The theme for this week’s Acton Commentary, “The Image of God and You,” struck me while I was rocking my baby son in the early morning hours. In the dim light he reached up and gently touched my face, and it occurred to me how parents are so prone to see the image of God in their children. And yet I wondered what it might be like for a child to look into the face of a parent. What would the baby see there?
The face of God, in a way. Or at least, a face of someone created in the image of God. The parental-filial relationship is a leitmotif of Scripture, starting with the trinitarian relationship between Father and Son and then with human society and the trinitarian image of father, mother, and son.

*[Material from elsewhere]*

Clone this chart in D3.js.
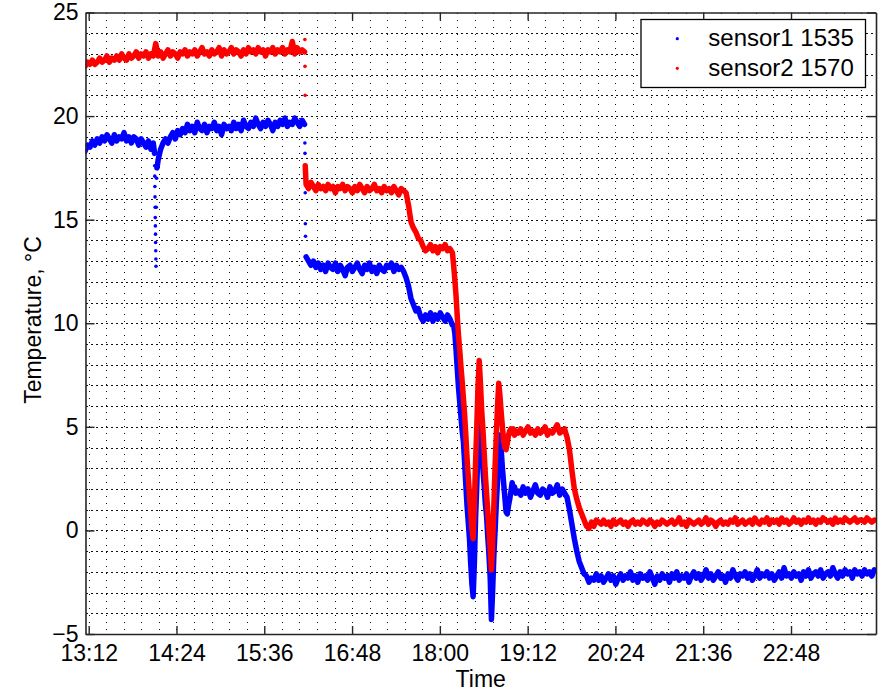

“You’re in the image of God! And you’re in the image of God! And you’re in the image of God!”Sometimes we are so busy affirming the image of God in others that we can forget to realize that we, too, are made in God’s image. The “weight of glory” applies not only to our neighbors but also to ourselves. Maybe what we need sometimes is an Oprah-like moment of affirmation: “You’re in the image of God! And you’re in the image of God! And you’re in the image of God!” And I, too, am in the image of God!
Dorothee Sölle, picking up on a vocational theme found in Martin Luther, once said that “God has no other hands than ours. If the sick are to be healed, it is our hands that will heal them.” There’s a sense in which this is true, in that God has deigned to provide us with the grace and responsibility of work and prayer, what Pascal has called “the dignity of causality.”
But of course God has his own hands, made dirty with the work of healing and pierced for our transgressions. In this way, our image-bearing and calling is always derivative of and oriented to the divine archetype, Jesus Christ, “the image of the invisible God” (Col. 1:15).